Exercise: Look through the material below for "this". Copy every line that contains it.
start The records
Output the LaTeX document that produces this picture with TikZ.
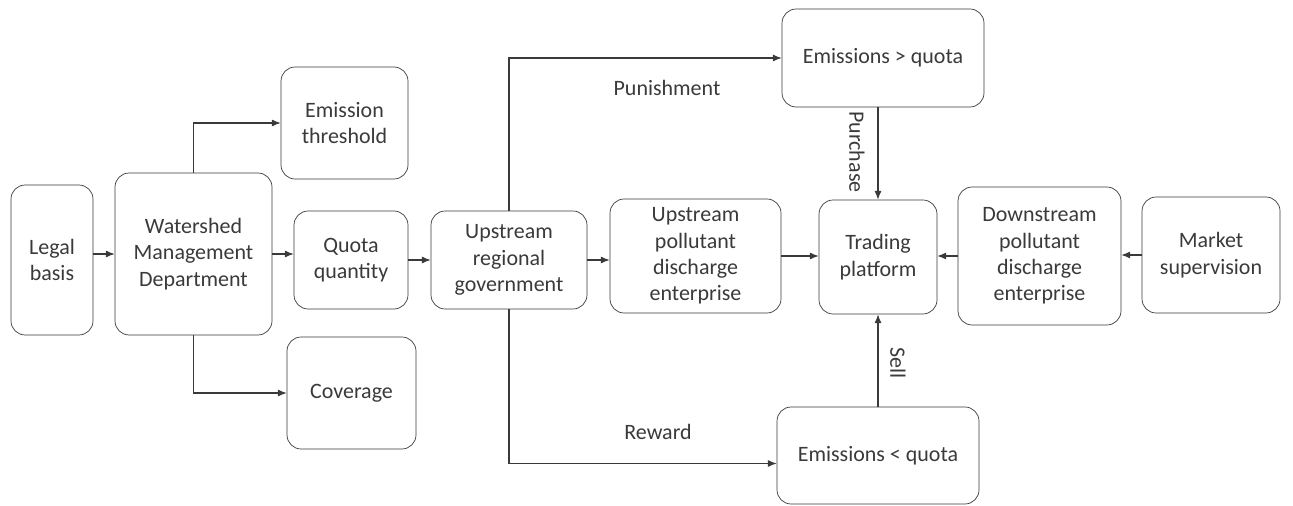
\documentclass[tikz,border=0pt]{standalone}
\usepackage{fontspec}
\setmainfont{Carlito}
\usepackage{tikz}
\usetikzlibrary{arrows.meta,positioning}
\definecolor{ink}{HTML}{3A3A3A}

\begin{document}
\begin{tikzpicture}[x=0.02cm,y=-0.02cm,>={Latex[length=5pt,width=4pt]},
  box/.style={draw=ink,rounded corners=8pt,align=center,text=ink,font=\fontsize{12.5}{15}\selectfont,inner sep=2pt},
  lbl/.style={text=ink,font=\fontsize{12.5}{15}\selectfont},
  link/.style={->,draw=ink,line width=0.6pt}]
  \useasboundingbox (0,0) rectangle (1293,506);
  \node[box,minimum width=1.64cm,minimum height=3.0cm] (legal) at (52,260) {Legal\\basis};
  \node[box,minimum width=3.14cm,minimum height=3.24cm] (wmd) at (193.5,254) {Watershed\\Management\\Department};
  \node[box,minimum width=2.54cm,minimum height=2.24cm] (thr) at (344.5,123) {Emission\\threshold};
  \node[box,minimum width=2.28cm,minimum height=1.96cm] (quota) at (351,260) {Quota\\quantity};
  \node[box,minimum width=2.58cm,minimum height=2.24cm] (cov) at (351.5,393) {Coverage};
  \node[box,minimum width=3.12cm,minimum height=1.96cm] (gov) at (509,260) {Upstream\\regional\\government};
  \node[box,minimum width=3.42cm,minimum height=2.28cm] (upe) at (695.5,256) {Upstream\\pollutant\\discharge\\enterprise};
  \node[box,minimum width=4.04cm,minimum height=1.96cm] (over) at (883,58) {Emissions > quota};
  \node[box,minimum width=2.36cm,minimum height=2.28cm] (trade) at (878,257) {Trading\\platform};
  \node[box,minimum width=4.04cm,minimum height=1.94cm] (under) at (878,455.5) {Emissions < quota};
  \node[box,minimum width=3.26cm,minimum height=2.76cm] (dpe) at (1039.5,256) {Downstream\\pollutant\\discharge\\enterprise};
  \node[box,minimum width=2.76cm,minimum height=2.32cm] (mkt) at (1211,255) {Market\\supervision};
  \draw[link] (wmd.west -| legal.east) -- (wmd.west);
  \draw[link] (wmd.north) |- (thr.west);
  \draw[link] (wmd.south) |- (cov.west);
  \draw[link] (wmd.east) -- (wmd.east -| quota.west);
  \draw[link] (quota.east) -- (quota.east -| gov.west);
  \draw[link] (gov.north) |- (over.west);
  \draw[link] (gov.south) |- ([yshift=-0.16cm]under.west);
  \draw[link] (gov.east) -- (gov.east -| upe.west);
  \draw[link] (upe.east) -- (upe.east -| trade.west);
  \draw[link] (trade.north |- over.south) -- (trade.north);
  \draw[link] (under.north) -- (trade.south);
  \draw[link] (dpe.west) -- (dpe.west -| trade.east);
  \draw[link] (mkt.west) -- (mkt.west -| dpe.east);
  \node[lbl] (pun) at (667,88) {Punishment};
  \node[lbl] (rew) at (658,432) {Reward};
  \node[lbl,rotate=-90] (pur) at (857,152) {Purchase};
  \node[lbl,rotate=-90] (sell) at (898,363) {Sell};
\end{tikzpicture}
\end{document}
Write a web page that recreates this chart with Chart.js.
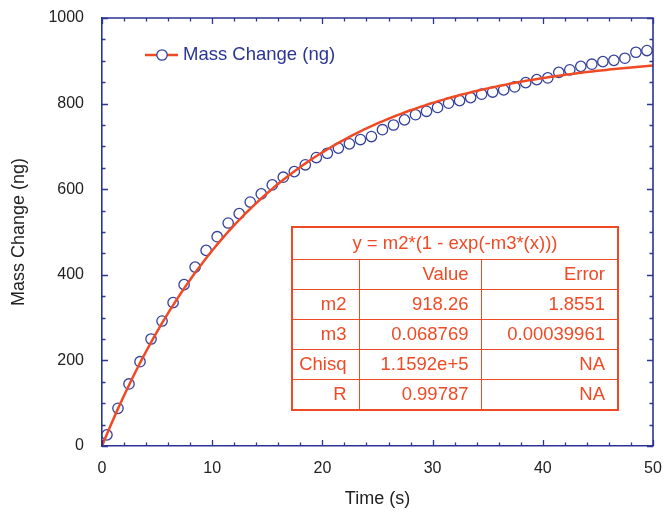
<!DOCTYPE html>
<html><head><meta charset="utf-8">
<script src="https://cdn.jsdelivr.net/npm/chart.js@4.4.1/dist/chart.umd.min.js"></script>
<style>
html,body{margin:0;padding:0;background:#fff;}
#wrap{position:relative;width:665px;height:513px;}
canvas{display:block;}
#fit{position:absolute;left:291px;top:226px;border-collapse:collapse;table-layout:fixed;
  border:2.5px solid #f04a25;font-family:'Liberation Sans',Arial,sans-serif;font-size:18.5px;color:#f04a25;}
#fit td{border:1.3px solid #f04a25;padding:0 12px 0 0;text-align:right;white-space:nowrap;line-height:1;}
#fit td.ttl{text-align:center;padding:0;}
</style></head>
<body><div id="wrap"><canvas id="c" width="665" height="513"></canvas><table id="fit"></table></div>
<script>
// ---- data ----
const times = [0.45,1.45,2.45,3.45,4.45,5.45,6.45,7.45,8.45,9.45,
  10.45,11.45,12.45,13.45,14.45,15.45,16.45,17.45,18.45,19.45,
  20.45,21.45,22.45,23.45,24.45,25.45,26.45,27.45,28.45,29.45,
  30.45,31.45,32.45,33.45,34.45,35.45,36.45,37.45,38.45,39.45,
  40.45,41.45,42.45,43.45,44.45,45.45,46.45,47.45,48.45,49.45];
const massChange = [26,88,145,197,250,292,335,377,418,457,
  489,521,543,570,589,610,628,641,657,674,
  684,696,706,716,723,739,750,762,774,782,
  791,801,807,814,822,827,832,839,849,856,
  860,873,879,887,892,898,901,906,920,924];
const seriesName = 'Mass Change (ng)';
const xTitle = 'Time (s)';
const yTitle = 'Mass Change (ng)';
const xRange = [0, 50];
const yRange = [0, 1000];
const fitEquation = 'y = m2*(1 - exp(-m3*(x)))';
const fitHeader = ['', 'Value', 'Error'];
const fitNames = ['m2', 'm3', 'Chisq', 'R'];
const fitValues = ['918.26', '0.068769', '1.1592e+5', '0.99787'];
const fitErrors = ['1.8551', '0.00039961', 'NA', 'NA'];

// fitted model curve from the reported parameters
const m2 = parseFloat(fitValues[0]), m3 = parseFloat(fitValues[1]);
const fitCurve = [];
for (let k = 0; k <= 200; k++) { const x = k * 0.25; fitCurve.push({x, y: m2 * (1 - Math.exp(-m3 * x))}); }

// ---- table ----
const tbl = document.getElementById('fit');
const colW = [67, 122, 137];
tbl.innerHTML = '<colgroup>' + colW.map(w => `<col style="width:${w}px">`).join('') + '</colgroup>';
const rowH = [32, 30, 30, 30, 30, 31];
let html = `<tr style="height:${rowH[0]}px"><td class="ttl" colspan="3">${fitEquation}</td></tr>`;
html += `<tr style="height:${rowH[1]}px">` + fitHeader.map(h => `<td>${h}</td>`).join('') + '</tr>';
fitNames.forEach((n, i) => {
  html += `<tr style="height:${rowH[i+2]}px"><td>${n}</td><td>${fitValues[i]}</td><td>${fitErrors[i]}</td></tr>`;
});
tbl.innerHTML += html;

// ---- chart ----
const FONT = "'Liberation Sans', Arial, sans-serif";
const AXIS = '#2b3593';
const RED = '#f04a25';
const PT = '#34409c';
const CLEAR = 'rgba(0,0,0,0)';

const framePlugin = {
  id: 'frame',
  afterDatasetsDraw(chart) {
    const {ctx, chartArea: a, scales: {x, y}} = chart;
    ctx.save();
    ctx.strokeStyle = AXIS; ctx.lineWidth = 1.6;
    ctx.beginPath();
    ctx.moveTo(a.left, a.top); ctx.lineTo(a.right, a.top); ctx.lineTo(a.right, a.bottom);
    ctx.stroke();
    ctx.lineWidth = 1.3;
    ctx.beginPath();
    for (let v = xRange[0]; v <= xRange[1]; v += 2) {
      const px = Math.round(x.getPixelForValue(v)) + 0.5;
      const len = v % 10 === 0 ? 6 : 3.5;
      ctx.moveTo(px, a.bottom); ctx.lineTo(px, a.bottom - len);
      ctx.moveTo(px, a.top); ctx.lineTo(px, a.top + len);
    }
    for (let v = yRange[0]; v <= yRange[1]; v += 50) {
      const py = Math.round(y.getPixelForValue(v)) + 0.5;
      const len = v % 200 === 0 ? 6 : 3.5;
      ctx.moveTo(a.left, py); ctx.lineTo(a.left + len, py);
      ctx.moveTo(a.right, py); ctx.lineTo(a.right - len, py);
    }
    ctx.stroke();
    // legend
    const lx = a.left + 43, ly = a.top + 37;
    ctx.strokeStyle = RED; ctx.lineWidth = 2.5;
    ctx.beginPath(); ctx.moveTo(lx, ly); ctx.lineTo(lx + 33, ly); ctx.stroke();
    ctx.fillStyle = '#fff'; ctx.strokeStyle = PT; ctx.lineWidth = 1.3;
    ctx.beginPath(); ctx.arc(lx + 17, ly, 5.2, 0, Math.PI * 2); ctx.fill(); ctx.stroke();
    ctx.fillStyle = AXIS; ctx.font = '18.5px ' + FONT; ctx.textBaseline = 'middle'; ctx.textAlign = 'left';
    ctx.fillText(seriesName, lx + 38, ly);
    ctx.restore();
  }
};

new Chart(document.getElementById('c'), {
  type: 'scatter',
  data: {
    datasets: [
      { label: 'fit', data: fitCurve, showLine: true, pointRadius: 0, borderColor: RED, borderWidth: 2.5, order: 0 },
      { label: seriesName, data: times.map((t, i) => ({x: t, y: massChange[i]})), showLine: false,
        pointStyle: 'circle', pointRadius: 5.2, pointBorderWidth: 1.3, pointBorderColor: PT,
        pointBackgroundColor: 'rgba(255,255,255,0)', order: 1 }
    ]
  },
  options: {
    responsive: false, animation: false, devicePixelRatio: 1,
    layout: {padding: {top: 18, right: 12, left: 0, bottom: 0}},
    plugins: {legend: {display: false}, tooltip: {enabled: false}},
    scales: {
      x: {
        type: 'linear', min: xRange[0], max: xRange[1],
        ticks: {stepSize: 10, padding: 0, color: '#222', font: {family: FONT, size: 16}, maxRotation: 0,
                callback: v => String(v)},
        grid: {display: true, drawOnChartArea: false, drawTicks: true, tickLength: 13, tickColor: CLEAR, color: CLEAR},
        border: {display: true, color: AXIS, width: 1.6},
        title: {display: true, text: xTitle, color: '#222', font: {family: FONT, size: 18}, padding: {top: 0, bottom: 3}},
        afterFit(s) { s.height = 67; }
      },
      y: {
        type: 'linear', min: yRange[0], max: yRange[1],
        ticks: {stepSize: 200, padding: 0, color: '#222', font: {family: FONT, size: 16},
                callback: v => String(v)},
        grid: {display: true, drawOnChartArea: false, drawTicks: true, tickLength: 18, tickColor: CLEAR, color: CLEAR},
        border: {display: true, color: AXIS, width: 1.6},
        title: {display: true, text: yTitle, color: '#222', font: {family: FONT, size: 18}, padding: {top: 8, bottom: 0}},
        afterFit(s) { s.width = 102; }
      }
    }
  },
  plugins: [framePlugin]
});
</script>
</body></html>
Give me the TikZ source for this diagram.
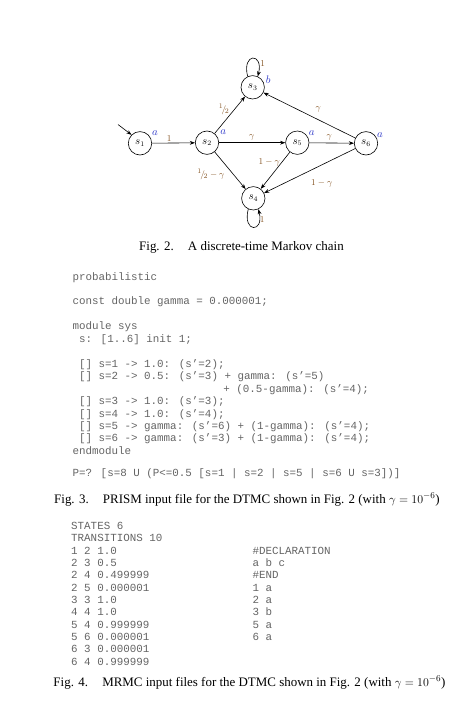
\documentclass[tikz,border=0pt]{standalone}
\usepackage{fontspec}
\setmainfont{Liberation Serif}
\newfontfamily\monof{Liberation Mono}
\usetikzlibrary{arrows.meta}
\definecolor{codegray}{RGB}{100,100,100}
\definecolor{propblue}{RGB}{45,55,200}
\definecolor{probbrown}{RGB}{130,80,30}
\tikzset{
  state/.style={circle,draw,line width=0.6bp,minimum size=23.4bp,inner sep=0pt,font=\fontsize{10.5}{12}\selectfont},
  trans/.style={line width=0.6bp,-{Stealth[length=5.2bp,width=3.8bp]}},
  prop/.style={text=propblue,inner sep=0pt,font=\fontsize{10.5}{12}\selectfont},
  prob/.style={text=probbrown,inner sep=0pt,font=\fontsize{9.5}{11}\selectfont},
  code/.style={anchor=base west,inner sep=0pt,text=codegray,font=\monof\fontsize{10.9}{12}\selectfont},
  capt/.style={anchor=base west,inner sep=0pt,font=\fontsize{13}{15}\selectfont}
}
\begin{document}
\begin{tikzpicture}[x=1bp,y=-1bp]
\path[use as bounding box] (0,0) rectangle (457,704);
% states
\node[state] (s1) at (140,143.3) {$s_1$};
\node[state] (s2) at (207,142.7) {$s_2$};
\node[state] (s3) at (252.7,87.3) {$s_3$};
\node[state] (s5) at (297.3,142.7) {$s_5$};
\node[state] (s6) at (366,143.3) {$s_6$};
\node[state] (s4) at (253.3,198.3) {$s_4$};
% propositions
\node[prop] (l1) at (155,133.3) {$a$};
\node[prop] (l2) at (223.3,131.7) {$a$};
\node[prop] (l5) at (311.7,132.7) {$a$};
\node[prop] (l6) at (380,135) {$a$};
\node[prop] (l3) at (268.3,80) {$b$};
% initial arrow
\coordinate (init) at (118,124.5);
\draw[trans] (init) -- (s1.135);
% transitions
\draw[trans] (s1) -- (s2);
\draw[trans] (s2) -- (s3);
\draw[trans] (s2) -- (s5);
\draw[trans] (s2) -- (s4);
\draw[trans] (s5) -- (s6);
\draw[trans] (s5) -- (s4);
\draw[trans] (s6) -- (s3);
\draw[trans] (s6) -- (s4);
\draw[trans] (s3.115) .. controls +(-6,-24) and +(6,-24) .. (s3.65);
\draw[trans] (s4.245) .. controls +(-6,24) and +(6,24) .. (s4.295);
% probabilities
\node[prob] (p12) at (169.3,138.3) {$1$};
\node[prob] (p23) at (224,109.3) {${}^1\!/\!{}_2$};
\node[prob] (p25) at (251.7,137.3) {$\gamma$};
\node[prob] (p24) at (211,174) {${}^1\!/\!{}_2-\gamma$};
\node[prob] (p54) at (269.3,162.7) {$1-\gamma$};
\node[prob] (p56) at (329.3,137.3) {$\gamma$};
\node[prob] (p63) at (318.3,109.3) {$\gamma$};
\node[prob] (p64) at (321.7,183.3) {$1-\gamma$};
\node[prob] (p33) at (262.7,63.3) {$1$};
\node[prob] (p44) at (262.3,220) {$1$};
% caption fig 2
\node[capt] (cap2) at (139,250) {Fig. 2.\hspace{1.1em}A discrete-time Markov chain};
% PRISM code
\node[code] (c0) at (72.3,280) {probabilistic};
\node[code] (c2) at (72.3,304.9) {const double gamma = 0.000001;};
\node[code] (c4) at (72.3,329.8) {module sys};
\node[code] (c5) at (72.3,342.3) {\ s: [1..6] init 1;};
\node[code] (c7) at (72.3,367.2) {\ [] s=1 -> 1.0: (s’=2);};
\node[code] (c8) at (72.3,379.6) {\ [] s=2 -> 0.5: (s’=3) + gamma: (s’=5)};
\node[code] (c9) at (223.2,392.1) {+ (0.5-gamma): (s’=4);};
\node[code] (c10) at (72.3,404.5) {\ [] s=3 -> 1.0: (s’=3);};
\node[code] (c11) at (72.3,417.0) {\ [] s=4 -> 1.0: (s’=4);};
\node[code] (c12) at (72.3,429.4) {\ [] s=5 -> gamma: (s’=6) + (1-gamma): (s’=4);};
\node[code] (c13) at (72.3,441.9) {\ [] s=6 -> gamma: (s’=3) + (1-gamma): (s’=4);};
\node[code] (c14) at (72.3,454.3) {endmodule};
\node[code] (c16) at (72.3,476.2) {P=? [s=8 U (P<=0.5 [s=1 | s=2 | s=5 | s=6 U s=3])]};
% caption fig 3
\node[capt] (cap3) at (54,503) {Fig. 3.\hspace{1.1em}PRISM input file for the DTMC shown in Fig. 2 (with $\gamma=10^{-6}$)};
% MRMC files
\node[code,anchor=north west] (mrmc) at (71,520.84) {%
\fontsize{10.9}{12.37}\selectfont
\begin{tabular}{@{}p{181.3bp}@{}l@{}}
STATES 6 & \\
TRANSITIONS 10 & \\
1 2 1.0 & \#DECLARATION \\
2 3 0.5 & a b c \\
2 4 0.499999 & \#END \\
2 5 0.000001 & 1 a \\
3 3 1.0 & 2 a \\
4 4 1.0 & 3 b \\
5 4 0.999999 & 5 a \\
5 6 0.000001 & 6 a \\
6 3 0.000001 & \\
6 4 0.999999 &
\end{tabular}};
% caption fig 4
\node[capt] (cap4) at (53.3,686) {Fig. 4.\hspace{1.1em}MRMC input files for the DTMC shown in Fig. 2 (with $\gamma=10^{-6}$)};
\end{tikzpicture}
\end{document}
end The records
Written solution:
Output the LaTeX document that produces this picture with TikZ.
Write a web page that recreates this chart with Chart.js.
Give me the TikZ source for this diagram.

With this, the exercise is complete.